The slogan “Make America Great Again” was stolen by Donald Trump from Ronald Reagan, but it has taken on a different meaning. In Reagan’s case it was a call to strengthen the American hegemonic system, weakened by the defeat in Vietnam, the oil crisis and other international events. They were the victors of the Cold War and the promoters of a neo-conservative philosophy oriented towards the world domination by the United States through the control of financial capital and the spread of large transnational companies, on the understanding that the United States would act without equivalent competitors. With more or less “democratic” modesty, the unbridled warmongering, a source of extraordinary profits for the military-industrial complex, as well as the excessive use of financial power to impose sanctions on third parties, have been the main instruments of American foreign policy, regardless of the party in power.

As far as Trump is concerned, the slogan is a return to the most primitive nativism, conditioned by the effects of this neoliberal globalization on the American domestic economy and the consequent deterioration of the levels of well-being of American society. This is the point of demarcation of the currents that animate the country’s foreign policy and differentiate Democrats and Republicans in this sense. No one is exempt from an imperialist vision, nor does he rule out the use of force, military or economic, to impose his conditions on the rest of the countries, but it seems that Trump is not motivated by the pretension of establishing a unique system of world domination, as the Democrats propose, but rather he conceives these instruments as resources to “negotiate” with advantage, in favor of the specific and concrete interests of the United States.
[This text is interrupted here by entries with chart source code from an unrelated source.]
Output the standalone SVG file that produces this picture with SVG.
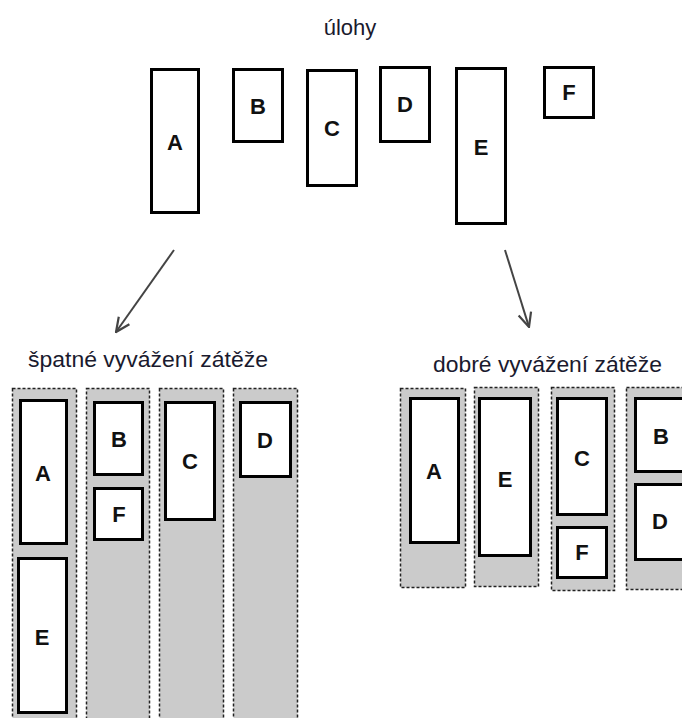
<svg xmlns="http://www.w3.org/2000/svg" width="682" height="718" viewBox="0 0 682 718">
<style>
.title{font-family:"Liberation Sans",Arial,sans-serif;font-size:22px;fill:#1a1a2e}
.box{fill:#fff;stroke:#000;stroke-width:3}
.col{fill:#cbcbcb;stroke:#222;stroke-width:1.5;stroke-dasharray:3 2}
.lbl{font-family:"Liberation Sans",Arial,sans-serif;font-size:22px;font-weight:bold;fill:#111;text-anchor:middle;dominant-baseline:central}
.conn{fill:none;stroke:#444;stroke-width:2}
</style>
<defs>
<marker id="arr" viewBox="0 0 16 16" refX="15" refY="8" markerWidth="16" markerHeight="16" markerUnits="userSpaceOnUse" orient="auto">
<path d="M1,1.5 L15,8 L1,14.5" fill="none" stroke="#444" stroke-width="2.2"/>
</marker>
</defs>
<rect width="682" height="718" fill="#fff"/>
<text class="title" x="350" y="35" text-anchor="middle" font-size="23">úlohy</text>
<g id="tasks">
<g id="task-A"><rect class="box" x="151.5" y="69.5" width="47" height="143"/><text class="lbl" x="175" y="142">A</text></g>
<g id="task-B"><rect class="box" x="233.5" y="69.5" width="49" height="72"/><text class="lbl" x="258" y="106">B</text></g>
<g id="task-C"><rect class="box" x="307.5" y="70.5" width="49" height="115"/><text class="lbl" x="332" y="128">C</text></g>
<g id="task-D"><rect class="box" x="380.5" y="67.5" width="49" height="74"/><text class="lbl" x="405" y="104">D</text></g>
<g id="task-E"><rect class="box" x="456.5" y="68.5" width="49" height="155"/><text class="lbl" x="481" y="147">E</text></g>
<g id="task-F"><rect class="box" x="544.5" y="67.5" width="49" height="50"/><text class="lbl" x="569" y="92">F</text></g>
</g>
<g id="connectors">
<line class="conn" x1="174" y1="250" x2="116" y2="332" marker-end="url(#arr)"/>
<line class="conn" x1="505" y1="250" x2="529" y2="327" marker-end="url(#arr)"/>
</g>
<text class="title" x="28" y="367" textLength="240" lengthAdjust="spacingAndGlyphs">špatné vyvážení zátěže</text>
<text class="title" x="433" y="372" textLength="229" lengthAdjust="spacingAndGlyphs">dobré vyvážení zátěže</text>
<g id="bad">
<g id="bad-col1"><rect class="col" x="12.5" y="388.5" width="64" height="340"/>
<rect class="box" x="20.5" y="400.5" width="46" height="143"/><text class="lbl" x="43" y="473">A</text>
<rect class="box" x="18.5" y="558.5" width="48" height="154"/><text class="lbl" x="42" y="637">E</text></g>
<g id="bad-col2"><rect class="col" x="86.5" y="388.5" width="63" height="340"/>
<rect class="box" x="94.5" y="402.5" width="48" height="72"/><text class="lbl" x="119" y="439">B</text>
<rect class="box" x="94.5" y="488.5" width="48" height="51"/><text class="lbl" x="119" y="514">F</text></g>
<g id="bad-col3"><rect class="col" x="159.5" y="388.5" width="64" height="340"/>
<rect class="box" x="165.5" y="402.5" width="49" height="117"/><text class="lbl" x="190" y="461">C</text></g>
<g id="bad-col4"><rect class="col" x="233.5" y="388.5" width="64" height="340"/>
<rect class="box" x="240.5" y="402.5" width="50" height="74"/><text class="lbl" x="265" y="440">D</text></g>
</g>
<g id="good">
<g id="good-col1"><rect class="col" x="400.5" y="388.5" width="65" height="199"/>
<rect class="box" x="410.5" y="398.5" width="48" height="144"/><text class="lbl" x="434" y="471">A</text></g>
<g id="good-col2"><rect class="col" x="474.5" y="387.5" width="64" height="199"/>
<rect class="box" x="479.5" y="398.5" width="51" height="157"/><text class="lbl" x="505" y="479">E</text></g>
<g id="good-col3"><rect class="col" x="551.5" y="387.5" width="63" height="203"/>
<rect class="box" x="557.5" y="398.5" width="49" height="116"/><text class="lbl" x="582" y="458">C</text>
<rect class="box" x="557.5" y="527.5" width="49" height="50"/><text class="lbl" x="582" y="552">F</text></g>
<g id="good-col4"><rect class="col" x="626.5" y="387.5" width="70" height="202"/>
<rect class="box" x="635.5" y="398.5" width="54" height="73"/><text class="lbl" x="661" y="436">B</text>
<rect class="box" x="635.5" y="484.5" width="54" height="75"/><text class="lbl" x="660" y="521">D</text></g>
</g>
</svg>
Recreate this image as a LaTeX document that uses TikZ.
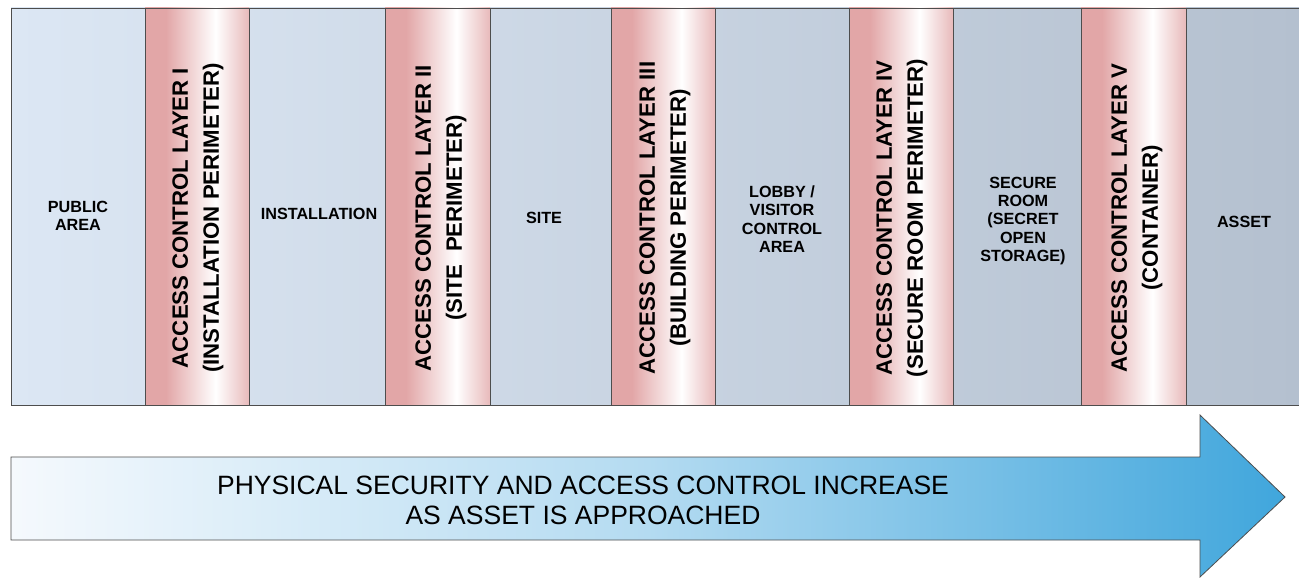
\documentclass[tikz,border=0pt]{standalone}
\usepackage{fontspec}
\setmainfont{Liberation Sans}
\definecolor{zoneL}{RGB}{220,231,244}
\definecolor{zoneR}{RGB}{180,192,207}
\definecolor{pinkL}{RGB}{226,166,167}
\definecolor{pinkR}{RGB}{232,186,187}
\definecolor{arrowL}{RGB}{245,249,253}
\definecolor{arrowM}{RGB}{180,219,241}
\definecolor{arrowR}{RGB}{64,166,220}
\definecolor{edgegray}{RGB}{77,77,77}
\pgfdeclarehorizontalshading{layershade}{100bp}{color(0bp)=(pinkL); color(35bp)=(pinkL); color(59bp)=(white); color(75bp)=(pinkR); color(100bp)=(pinkR)}
\pgfdeclarehorizontalshading{arrowshade}{100bp}{color(0bp)=(arrowL); color(25bp)=(arrowL); color(50bp)=(arrowM); color(75bp)=(arrowR); color(100bp)=(arrowR)}
\tikzset{
  zone/.style={draw=edgegray, line width=0.9pt, minimum height=397pt, inner sep=0pt},
  layer/.style={zone, shading=layershade},
  zonetext/.style={font=\bfseries\fontsize{16.2}{18.3}\selectfont, align=center, inner sep=0pt},
  layertext/.style={font=\bfseries\fontsize{22.2}{31}\selectfont, align=center, inner sep=0pt, rotate=90},
}
\begin{document}
\begin{tikzpicture}[x=1pt, y=-1pt]
  \useasboundingbox (0,0) rectangle (1299,578);
  \shade[left color=zoneL, right color=zoneR] (11,8) rectangle (1302,405);
  % zones
  \node[zone, minimum width=134pt] (public) at (78,206.5) {};
  \node[zone, minimum width=136pt] (install) at (317,206.5) {};
  \node[zone, minimum width=121pt] (site) at (550.5,206.5) {};
  \node[zone, minimum width=134pt] (lobby) at (782,206.5) {};
  \node[zone, minimum width=128pt] (room) at (1017,206.5) {};
  \node[zone, minimum width=116pt] (asset) at (1244,206.5) {};
  \node[zonetext] (publictext) at (78,216) {PUBLIC\\AREA};
  \node[zonetext] (installtext) at (319,214) {INSTALLATION};
  \node[zonetext] (sitetext) at (544,218) {SITE};
  \node[zonetext] (lobbytext) at (782,219) {LOBBY /\\VISITOR\\CONTROL\\AREA};
  \node[zonetext] (roomtext) at (1023,221) {SECURE\\ROOM\\(SECRET\\OPEN\\STORAGE)};
  \node[zonetext] (assettext) at (1244,222) {ASSET};
  % access control layers
  \node[layer, minimum width=104pt] (layerI) at (197,206.5) {};
  \node[layer, minimum width=105pt] (layerII) at (437.5,206.5) {};
  \node[layer, minimum width=104pt] (layerIII) at (663,206.5) {};
  \node[layer, minimum width=104pt] (layerIV) at (901,206.5) {};
  \node[layer, minimum width=105pt] (layerV) at (1133.5,206.5) {};
  \node[layertext] (layerItext) at (198,218) {ACCESS CONTROL LAYER I\\(INSTALLATION PERIMETER)};
  \node[layertext] (layerIItext) at (441,218) {ACCESS CONTROL LAYER II\\(SITE\ \ PERIMETER)};
  \node[layertext] (layerIIItext) at (665,218) {ACCESS CONTROL LAYER III\\(BUILDING PERIMETER)};
  \node[layertext] (layerIVtext) at (902,218) {ACCESS CONTROL LAYER IV\\(SECURE ROOM PERIMETER)};
  \node[layertext] (layerVtext) at (1137,218) {ACCESS CONTROL LAYER V\\(CONTAINER)};
  % direction arrow
  \path[draw=edgegray, line width=0.8pt, shading=arrowshade]
    (11,457) -- (1200,457) -- (1200,415) -- (1285,497) -- (1200,577) -- (1200,540) -- (11,540) -- cycle;
  \node[font=\fontsize{26.5}{30}\selectfont, align=center, inner sep=0pt] (increase) at (583,500)
    {PHYSICAL SECURITY AND ACCESS CONTROL INCREASE\\AS ASSET IS APPROACHED};
\end{tikzpicture}
\end{document}
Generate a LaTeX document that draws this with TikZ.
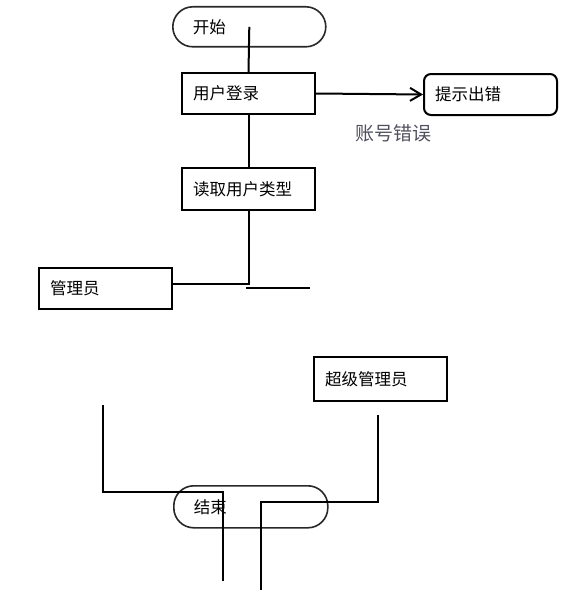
\documentclass[tikz,border=0pt]{standalone}
\usepackage{fontspec}
\setmainfont{Noto Sans CJK SC}
\usetikzlibrary{arrows.meta}
\definecolor{lblgray}{RGB}{80,80,95}
\definecolor{pillgray}{RGB}{40,40,40}
\begin{document}
\begin{tikzpicture}[x=1pt,y=-1pt,
  every node/.style={font=\fontsize{16.5}{19}\selectfont},
  procbox/.style={draw=black,line width=2pt,minimum width=133pt,minimum height=41pt,
    text width=111pt,inner xsep=11pt,inner ysep=0pt,align=left,anchor=north west},
  roundbox/.style={procbox,rounded corners=7pt},
  pill/.style={draw=pillgray,line width=1.6pt,rounded corners=20pt,minimum height=40pt,
    inner xsep=20pt,inner ysep=0pt,align=left,anchor=north west},
  conn/.style={line width=2pt,black},
  lbl/.style={text=lblgray,font=\fontsize{19}{22}\selectfont}]
\useasboundingbox (0,0) rectangle (581,594);
% nodes
\node[pill,minimum width=153pt,text width=113pt] (start) at (172,6) {开始};
\node[procbox] (login) at (181,72) {用户登录};
\node[roundbox] (err) at (423,73) {提示出错};
\node[lbl] (errlbl) at (393,133) {账号错误};
\node[procbox,minimum height=42pt] (read) at (181,167) {读取用户类型};
\node[procbox] (admin) at (38,267) {管理员};
\node[procbox,minimum height=44pt] (sadmin) at (313,356) {超级管理员};
\node[pill,minimum width=154pt,minimum height=42pt,text width=114pt] (end) at (173,485) {结束};
% coordinates for free ends
\coordinate (s1) at (246,288);
\coordinate (s2) at (310,288);
\coordinate (a1) at (103,405);
\coordinate (a2) at (103,492);
\coordinate (a3) at (223,492);
\coordinate (a4) at (223,581);
\coordinate (b1) at (378,415);
\coordinate (b2) at (378,502);
\coordinate (b3) at (261,502);
\coordinate (b4) at (261,590);
% connectors
\draw[conn] (start.center) -- (login.north);
\draw[conn,-{Straight Barb[length=11pt,width=13pt,line width=2pt]}] (login.east) -- (err.west);
\draw[conn] (login.south) -- (read.north);
\draw[conn] (read.south) |- ([yshift=4.5pt]admin.east);
\draw[conn] (s1) -- (s2);
\draw[conn] (a1) -- (a2) -- (a3) -- (a4);
\draw[conn] (b1) -- (b2) -- (b3) -- (b4);
\end{tikzpicture}
\end{document}
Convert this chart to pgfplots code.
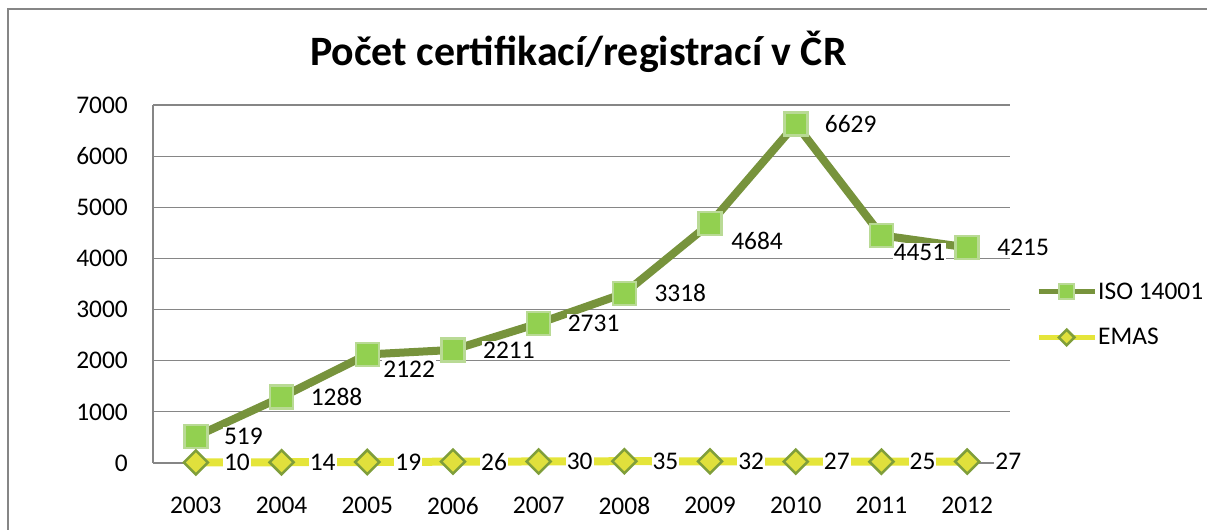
\documentclass[border=0pt]{standalone}
\usepackage{pgfplots}
\pgfplotsset{compat=1.18}
\usepackage{pgfplotstable}
\usepackage{fontspec}
\setmainfont{Carlito}
\definecolor{isoline}{HTML}{77933C}
\definecolor{isofill}{HTML}{92D050}
\definecolor{isoedge}{HTML}{B9DA95}
\definecolor{emasline}{HTML}{E5E53A}
\definecolor{emasfill}{HTML}{E0E03C}
\definecolor{emasedge}{HTML}{7F9E3A}
\definecolor{gridc}{HTML}{868686}

\pgfplotstableread{
x y dx dy
0 519 27 0
1 1288 28 0
2 2122 15 -15
3 2211 29 0
4 2731 28 0
5 3318 29 0
6 4684 20 -17
7 6629 28 0
8 4451 11 -17
9 4215 29 0
}\isodata
\pgfplotstableread{
x y
0 10
1 14
2 19
3 26
4 30
5 35
6 32
7 27
8 25
9 27
}\emasdata

\begin{document}
\begin{tikzpicture}[x=1bp,y=1bp]
\useasboundingbox (0,0) rectangle (1207,530);
\draw[gridc, line width=1.5bp] (8,-10) -- (8,521) -- (1220,521);
\node[font=\fontsize{42}{44}\selectfont\bfseries, anchor=base] at (578.5,464) {Počet certifikací/registrací v ČR};
\begin{axis}[
  at={(153bp,67bp)}, anchor=south west,
  scale only axis, width=857bp, height=358bp,
  xmin=-0.5, xmax=9.5, ymin=0, ymax=7000,
  xtick={0,1,2,3,4,5,6,7,8,9},
  xticklabels={2003,2004,2005,2006,2007,2008,2009,2010,2011,2012},
  ytick={0,1000,2000,3000,4000,5000,6000,7000},
  ymajorgrids, grid style={gridc, line width=1.2bp},
  axis x line*=bottom, axis y line*=left,
  axis line style={gridc, line width=1.2bp, -},
  tick style={draw=none},
  ticklabel style={font=\fontsize{25.5}{28}\selectfont, inner sep=0pt},
  /pgf/number format/assume math mode=true,
  /pgf/number format/1000 sep={},
  scaled y ticks=false,
  yticklabel shift=25bp, xticklabel shift=34bp,
  clip=false,
  legend style={draw=none, fill=none, at={(axis description cs:1.0303,0.4148)}, anchor=west,
    font=\fontsize{25.5}{28}\selectfont, row sep=26bp, inner sep=0pt,
    nodes={inner sep=1bp}, /tikz/every even column/.append style={column sep=2bp}},
  legend cell align=left,
  legend image code/.code={\draw[#1, mark repeat=2, mark phase=2] plot coordinates {(0bp,0bp)(28bp,0bp)(56bp,0bp)};},
]
% ISO labels (behind the line)
\addplot[forget plot, draw=none, mark=none, nodes near coords, point meta=explicit symbolic,
  visualization depends on={\thisrow{dx} \as \dx},
  visualization depends on={\thisrow{dy} \as \dy},
  every node near coord/.append style={anchor=west, xshift=\dx bp, yshift=\dy bp, fill=white,
    inner sep=1bp, text=black, font=\fontsize{25.5}{28}\selectfont}]
  table[x=x, y=y, meta=y] {\isodata};
\addplot[isoline, line width=8bp, line join=round, mark=square*, mark size=11.5bp,
  mark options={fill=isofill, draw=isoedge, line width=2.5bp, line join=miter},
  legend image post style={mark size=7.5bp, line width=5bp}]
  table[x=x, y=y] {\isodata};
\addlegendentry{ISO 14001}
\addplot[emasline, line width=8bp, line join=round, mark=square*, mark size=8.5bp,
  mark options={rotate=45, fill=emasfill, draw=emasedge, line width=2.5bp, line join=miter},
  legend image post style={mark size=5.5bp, line width=5bp}]
  table[x=x, y=y] {\emasdata};
\addlegendentry{EMAS}
% EMAS labels
\addplot[forget plot, draw=none, mark=none, nodes near coords, point meta=explicit symbolic,
  every node near coord/.append style={anchor=west, xshift=27bp, fill=white,
    inner sep=1bp, text=black, font=\fontsize{25.5}{28}\selectfont}]
  table[x=x, y=y, meta=y] {\emasdata};
\end{axis}
\end{tikzpicture}
\end{document}
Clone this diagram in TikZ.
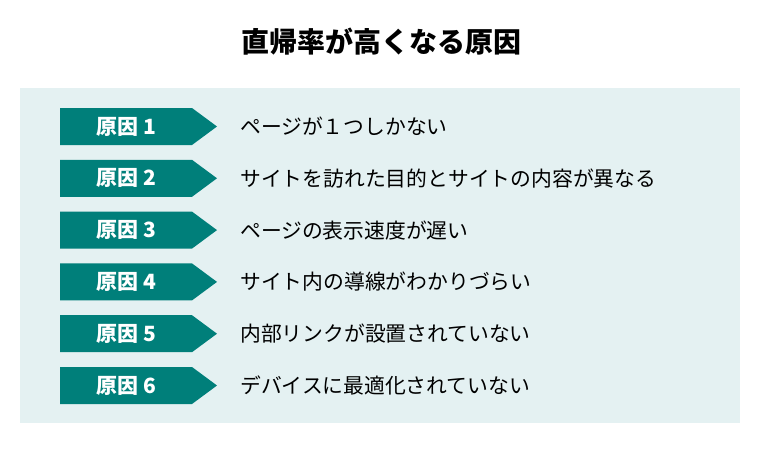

This explains his conditions to the alliance with Europe and his criticism of the promotion of war in Ukraine, at the expense of the American taxpayers.

The Third World countries do not come out well from the application of this logic either, since the “specific and concrete interests” include the exploitation of our resources, the mistreatment of our people and the ignorance of our rights. Donald Trump acts as the “bully of the neighborhood” and that is why he is the leader of the “new man of the right” in a sick society. The only way to stop him is to confront him.